Propos recueillis en 2008

 

 

 

* Tendu entre deux barres, le fil de chaîne est vertical. Le fil de trame passe par dessus et par dessous  le fil de chaîne.

** Sa découverte en revient à Junius Bird, auteur avec Louisa Bellinger de « Paracas Fabrics and Nazca Needlework 3rd Century BC – 3rd Century AD, The Textile Museum, catalogue raisonné, Washington, National Publishing Company, 1954.

*** La laine de camélidés (lamas, alpagas, guanacos, vigognes) est propre aux pays andins.

**** Paquet funéraire incluant nombre de tissus décorés et d’offrandes autour de la momie.
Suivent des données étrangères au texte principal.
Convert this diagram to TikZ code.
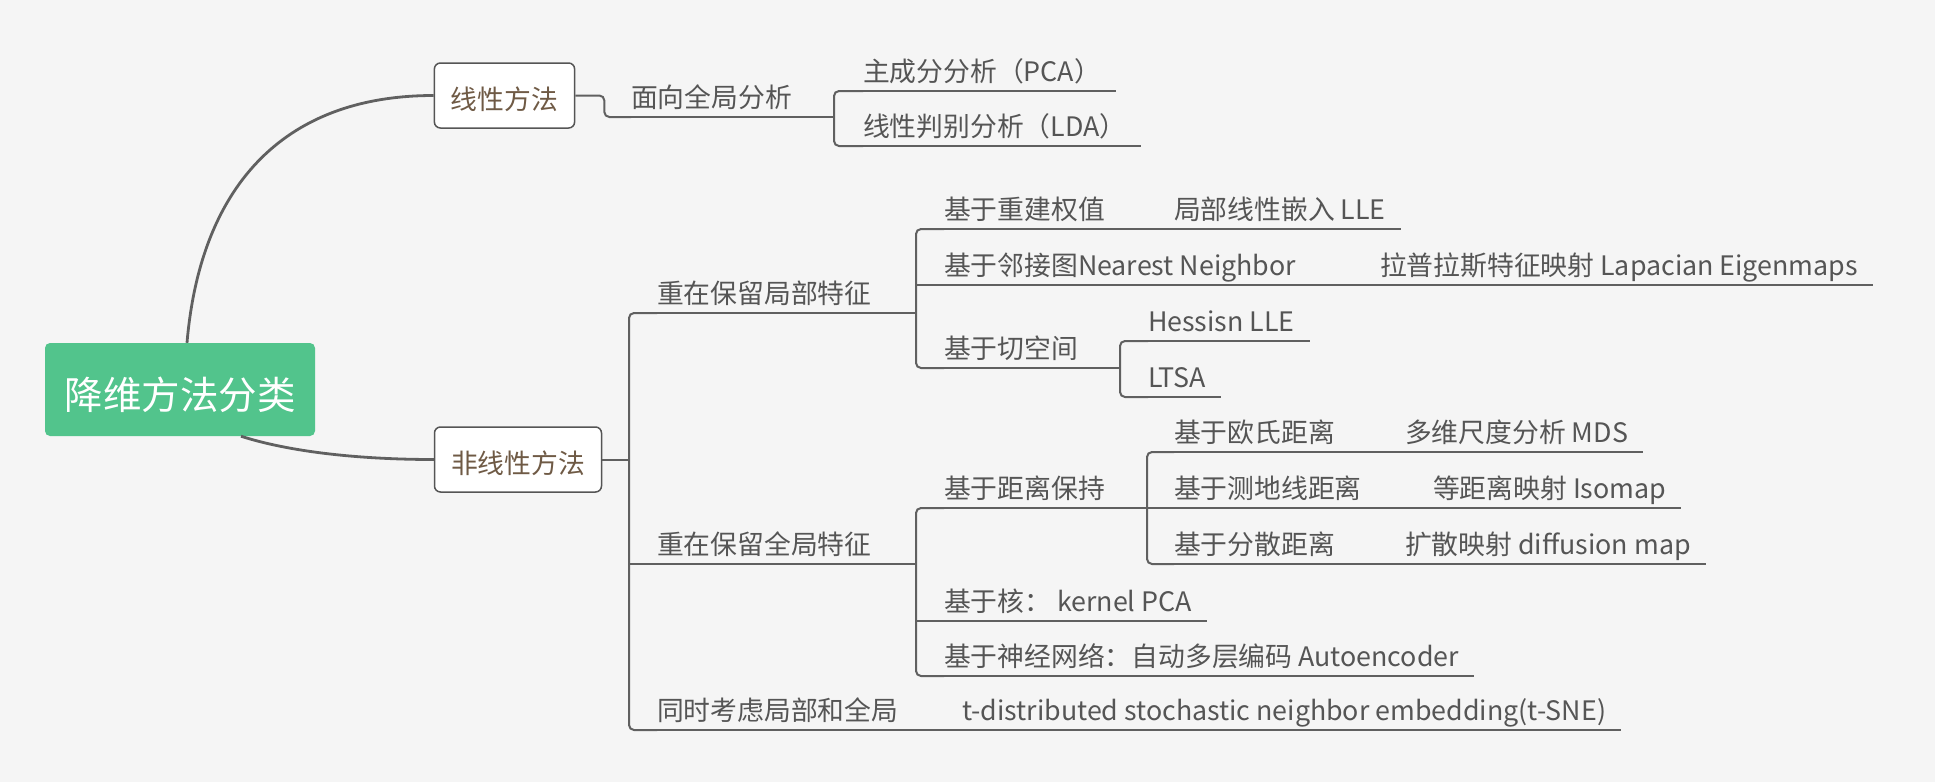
\documentclass[tikz,border=0pt]{standalone}
\usepackage{fontspec}
\setmainfont{Noto Sans CJK SC}
\usetikzlibrary{calc}

\definecolor{bggray}{HTML}{F5F5F5}
\definecolor{rootgreen}{HTML}{52C48C}
\definecolor{linegray}{HTML}{606060}
\definecolor{boxgray}{HTML}{555555}
\definecolor{boxbrown}{HTML}{6F5A45}
\definecolor{textgray}{HTML}{555555}

\newcommand{\topicfont}{\fontsize{26.8}{30}\selectfont}

\tikzset{
  link/.style={draw=linegray, line width=2pt},
  trunk/.style={draw=linegray, line width=2.8pt},
  topic/.style={anchor=south west, inner xsep=0pt, inner ysep=9.5pt, outer sep=0pt,
    text height=19pt, text depth=0pt, text=textgray, font=\topicfont},
  mainbox/.style={draw=boxgray, line width=1.5pt, fill=white, rounded corners=6pt,
    minimum height=65pt, inner xsep=16.5pt, text height=27pt, text depth=0pt,
    text=boxbrown, font=\topicfont},
  rootbox/.style={fill=rootgreen, rounded corners=5pt, minimum width=270pt,
    minimum height=93pt, text height=41pt, text depth=2pt, text=white,
    font=\fontsize{38.5}{44}\selectfont}
}

\begin{document}
\begin{tikzpicture}[x=1pt, y=-1pt]
    % Canvas
    \useasboundingbox (0,0) rectangle (1935,782);
    \fill[bggray] (0,0) rectangle (1935,782);

    % Root and main branches
    \node[rootbox] (root) at (180,389.5) {降维方法分类};
    \node[mainbox] (linear) at (504.5,95.5) {线性方法};
    \node[mainbox] (nonlinear) at (518,459.5) {非线性方法};
    \draw[trunk] ([xshift=7pt]root.north) .. controls (200,190) and (280,95.5) .. (linear.west);
    \draw[trunk] ([xshift=61pt]root.south) .. controls (290,452) and (360,459.5) .. (nonlinear.west);

    % Linear topics
    \node[topic] (face) at (631,117) {面向全局分析};
    \node[topic] (pca) at (863,91) {主成分分析（PCA）};
    \node[topic] (lda) at (863,146) {线性判别分析（LDA）};

    % Nonlinear topics
    \node[topic] (local) at (657,313) {重在保留局部特征};
    \node[topic] (global) at (657,564) {重在保留全局特征};
    \node[topic] (both) at (657,730) {同时考虑局部和全局};
    \node[topic] (tsne) at (962,730) {t-distributed stochastic neighbor embedding(t-SNE)};

    % Local features
    \node[topic] (recon) at (944,229) {基于重建权值};
    \node[topic] (lle) at (1174,229) {局部线性嵌入 LLE};
    \node[topic] (adj) at (944,285) {基于邻接图Nearest Neighbor};
    \node[topic] (lap) at (1380,285) {拉普拉斯特征映射 Lapacian Eigenmaps};
    \node[topic] (tang) at (944,368) {基于切空间};
    \node[topic] (hess) at (1148,341) {Hessisn LLE};
    \node[topic] (ltsa) at (1148,397) {LTSA};

    % Global features
    \node[topic] (dist) at (944,508) {基于距离保持};
    \node[topic] (eucl) at (1174,452) {基于欧氏距离};
    \node[topic] (mds) at (1405,452) {多维尺度分析 MDS};
    \node[topic] (geo) at (1174,508) {基于测地线距离};
    \node[topic] (iso) at (1433,508) {等距离映射 Isomap};
    \node[topic] (diff) at (1174,564) {基于分散距离};
    \node[topic] (dmap) at (1405,564) {扩散映射 diffusion map};
    \node[topic] (kern) at (944,621) {基于核： kernel PCA};
    \node[topic] (auto) at (944,676) {基于神经网络：自动多层编码 Autoencoder};

    % Fork points
    \coordinate (fk0) at ([xshift=-28pt]local.south west);
    \coordinate (fk1) at ([xshift=-29pt]pca.south west);
    \coordinate (fk2) at ([xshift=-28pt]recon.south west);
    \coordinate (fk3) at ([xshift=-28pt]hess.south west);
    \coordinate (fk4) at ([xshift=-28pt]dist.south west);
    \coordinate (fk5) at ([xshift=-27pt]eucl.south west);

    % Linear links
    \draw[link, rounded corners=5pt] (linear.east) -- ++(29,0) |- (face.south west);
    \draw[link] (face.south west) -- (fk1 |- face.south);
    \draw[link, rounded corners=5pt] (pca.south west) -- (fk1) |- (lda.south west);

    % Nonlinear links
    \draw[link] (nonlinear.east) -- (fk0 |- nonlinear.east);
    \draw[link, rounded corners=5pt] (local.south west) -- (fk0) |- (both.south west);
    \draw[link] (local.south west) -- (fk2 |- local.south);
    \draw[link] (fk0 |- global.south) -- (fk4 |- global.south);

    \draw[link, rounded corners=5pt] (recon.south west) -- (fk2) |- (tang.south west);
    \draw[link] (fk2 |- adj.south) -- (lap.south west);
    \draw[link] (tang.south west) -- (fk3 |- tang.south);
    \draw[link, rounded corners=5pt] (hess.south west) -- (fk3) |- (ltsa.south west);

    \draw[link, rounded corners=5pt] (dist.south west) -- (fk4) |- (auto.south west);
    \draw[link] (fk4 |- kern.south) -- (kern.south west);
    \draw[link] (dist.south west) -- (fk5 |- dist.south);
    \draw[link, rounded corners=5pt] (eucl.south west) -- (fk5) |- (diff.south west);
    \draw[link] (fk5 |- geo.south) -- (iso.south west);

    % Inline children
    \foreach \a/\b in {recon/lle, both/tsne, eucl/mds, diff/dmap}
      \draw[link] (\a.south west) -- (\b.south west);

    % Leaf underlines
    \foreach \n in {pca, lda, lle, lap, hess, ltsa, mds, iso, dmap, kern, auto, tsne}
      \draw[link] (\n.south west) -- ([xshift=15pt]\n.south east);
\end{tikzpicture}
\end{document}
***** Gradhiva, 2007, n°6, pages 45 à 56

****** STIERLIN Henri. Nazca La Clé du mystère. Albin Michel. 1983.

******* Maître de conférence à l’Ecole des Hautes Etudes en Sciences Sociales (EHESS), Sophie Desrosiers est la spécialiste française des tissus andins. Lire : « Le tissu comme un être vivant ? À propos du textile à quatre lisières dans les Andes », in F Cousin, S Desrosiers, D Geirnaert et N Pellegrin (éds). Lisières et bordures. Journées d’étude de l’Association française pour l’étude du textile, Les Manceaux, les Gorgones, 2000, p117-125. Également dans Technique et Culture  : « Textes techniques, savoir-faire et messages codés dans les textiles des Andes » (n°29), « Les techniques de tissage ont-elle un sens ? Un mode de lecture des tissus andins » (n°12).

******** Spécialiste de l’étude des tissus Paracas-Nécropolis décédée en 2003. Ces travaux sont aujourd’hui poursuivis par Mary Frame.